Leave out the pictures and set down exactly the lines from the start of the listing through the one with "const yTicks = [40, 20, 0, -20, -40];", both included.

- **Dataset extract**:
(begin)
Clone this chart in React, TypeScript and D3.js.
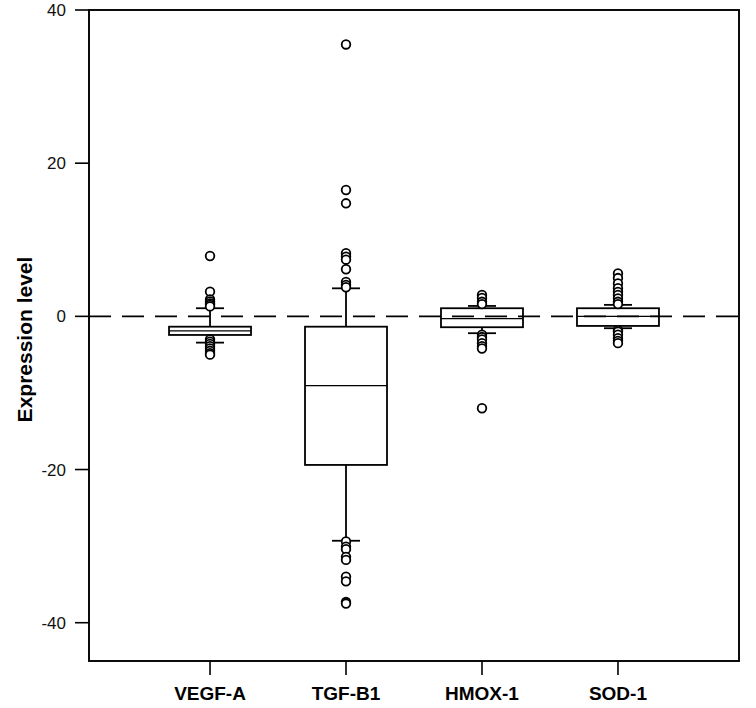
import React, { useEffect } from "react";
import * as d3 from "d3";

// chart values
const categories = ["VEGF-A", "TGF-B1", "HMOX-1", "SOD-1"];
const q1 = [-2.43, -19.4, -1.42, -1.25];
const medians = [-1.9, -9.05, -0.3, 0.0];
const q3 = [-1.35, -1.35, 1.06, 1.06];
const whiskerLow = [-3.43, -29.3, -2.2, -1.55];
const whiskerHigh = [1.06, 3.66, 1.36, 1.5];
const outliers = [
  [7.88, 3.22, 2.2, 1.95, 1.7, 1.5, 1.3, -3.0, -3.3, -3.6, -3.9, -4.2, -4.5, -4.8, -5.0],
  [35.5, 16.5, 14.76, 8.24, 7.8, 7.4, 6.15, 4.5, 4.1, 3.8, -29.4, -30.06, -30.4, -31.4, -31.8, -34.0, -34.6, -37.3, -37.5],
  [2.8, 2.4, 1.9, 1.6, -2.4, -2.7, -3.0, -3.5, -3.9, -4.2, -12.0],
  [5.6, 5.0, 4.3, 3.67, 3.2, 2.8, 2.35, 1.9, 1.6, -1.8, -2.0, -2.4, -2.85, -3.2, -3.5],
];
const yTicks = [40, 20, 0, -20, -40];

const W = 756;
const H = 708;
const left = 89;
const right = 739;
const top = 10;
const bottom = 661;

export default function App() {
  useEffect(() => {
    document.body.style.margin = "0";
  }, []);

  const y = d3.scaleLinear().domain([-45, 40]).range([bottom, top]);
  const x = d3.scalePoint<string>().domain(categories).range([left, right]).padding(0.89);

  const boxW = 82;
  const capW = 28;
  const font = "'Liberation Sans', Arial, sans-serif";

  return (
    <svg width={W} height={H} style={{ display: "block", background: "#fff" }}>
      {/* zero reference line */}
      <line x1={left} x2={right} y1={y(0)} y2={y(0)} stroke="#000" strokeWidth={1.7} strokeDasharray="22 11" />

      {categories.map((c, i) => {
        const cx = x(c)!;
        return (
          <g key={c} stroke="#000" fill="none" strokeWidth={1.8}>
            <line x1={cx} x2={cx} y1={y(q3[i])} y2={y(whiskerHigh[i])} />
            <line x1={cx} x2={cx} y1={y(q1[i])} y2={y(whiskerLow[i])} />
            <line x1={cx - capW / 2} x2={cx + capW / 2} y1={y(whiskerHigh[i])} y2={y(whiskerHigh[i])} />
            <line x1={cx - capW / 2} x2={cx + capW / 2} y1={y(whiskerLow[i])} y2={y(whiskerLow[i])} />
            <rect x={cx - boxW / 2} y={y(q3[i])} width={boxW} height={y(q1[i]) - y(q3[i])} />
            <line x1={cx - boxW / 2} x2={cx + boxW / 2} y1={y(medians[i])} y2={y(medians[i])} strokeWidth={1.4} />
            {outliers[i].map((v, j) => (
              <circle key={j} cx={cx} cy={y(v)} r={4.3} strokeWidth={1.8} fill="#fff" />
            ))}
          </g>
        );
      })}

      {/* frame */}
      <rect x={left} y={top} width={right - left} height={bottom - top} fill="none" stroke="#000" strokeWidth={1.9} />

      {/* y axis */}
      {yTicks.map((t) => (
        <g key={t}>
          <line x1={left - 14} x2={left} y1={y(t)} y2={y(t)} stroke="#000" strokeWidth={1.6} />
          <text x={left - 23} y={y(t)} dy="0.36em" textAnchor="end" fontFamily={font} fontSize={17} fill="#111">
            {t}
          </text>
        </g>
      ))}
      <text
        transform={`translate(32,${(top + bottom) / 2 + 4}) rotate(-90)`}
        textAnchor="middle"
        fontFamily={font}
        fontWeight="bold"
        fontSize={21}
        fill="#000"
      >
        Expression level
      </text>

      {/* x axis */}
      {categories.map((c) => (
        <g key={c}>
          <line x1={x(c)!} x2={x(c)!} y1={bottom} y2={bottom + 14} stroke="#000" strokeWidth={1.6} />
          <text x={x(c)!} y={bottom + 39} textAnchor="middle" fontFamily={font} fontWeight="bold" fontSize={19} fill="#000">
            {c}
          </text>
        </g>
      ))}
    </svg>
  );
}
(end)
- **Finished exercise**:
Clone this chart in React, TypeScript and D3.js.
import React, { useEffect } from "react";
import * as d3 from "d3";

// chart values
const categories = ["VEGF-A", "TGF-B1", "HMOX-1", "SOD-1"];
const q1 = [-2.43, -19.4, -1.42, -1.25];
const medians = [-1.9, -9.05, -0.3, 0.0];
const q3 = [-1.35, -1.35, 1.06, 1.06];
const whiskerLow = [-3.43, -29.3, -2.2, -1.55];
const whiskerHigh = [1.06, 3.66, 1.36, 1.5];
const outliers = [
  [7.88, 3.22, 2.2, 1.95, 1.7, 1.5, 1.3, -3.0, -3.3, -3.6, -3.9, -4.2, -4.5, -4.8, -5.0],
  [35.5, 16.5, 14.76, 8.24, 7.8, 7.4, 6.15, 4.5, 4.1, 3.8, -29.4, -30.06, -30.4, -31.4, -31.8, -34.0, -34.6, -37.3, -37.5],
  [2.8, 2.4, 1.9, 1.6, -2.4, -2.7, -3.0, -3.5, -3.9, -4.2, -12.0],
  [5.6, 5.0, 4.3, 3.67, 3.2, 2.8, 2.35, 1.9, 1.6, -1.8, -2.0, -2.4, -2.85, -3.2, -3.5],
];
const yTicks = [40, 20, 0, -20, -40];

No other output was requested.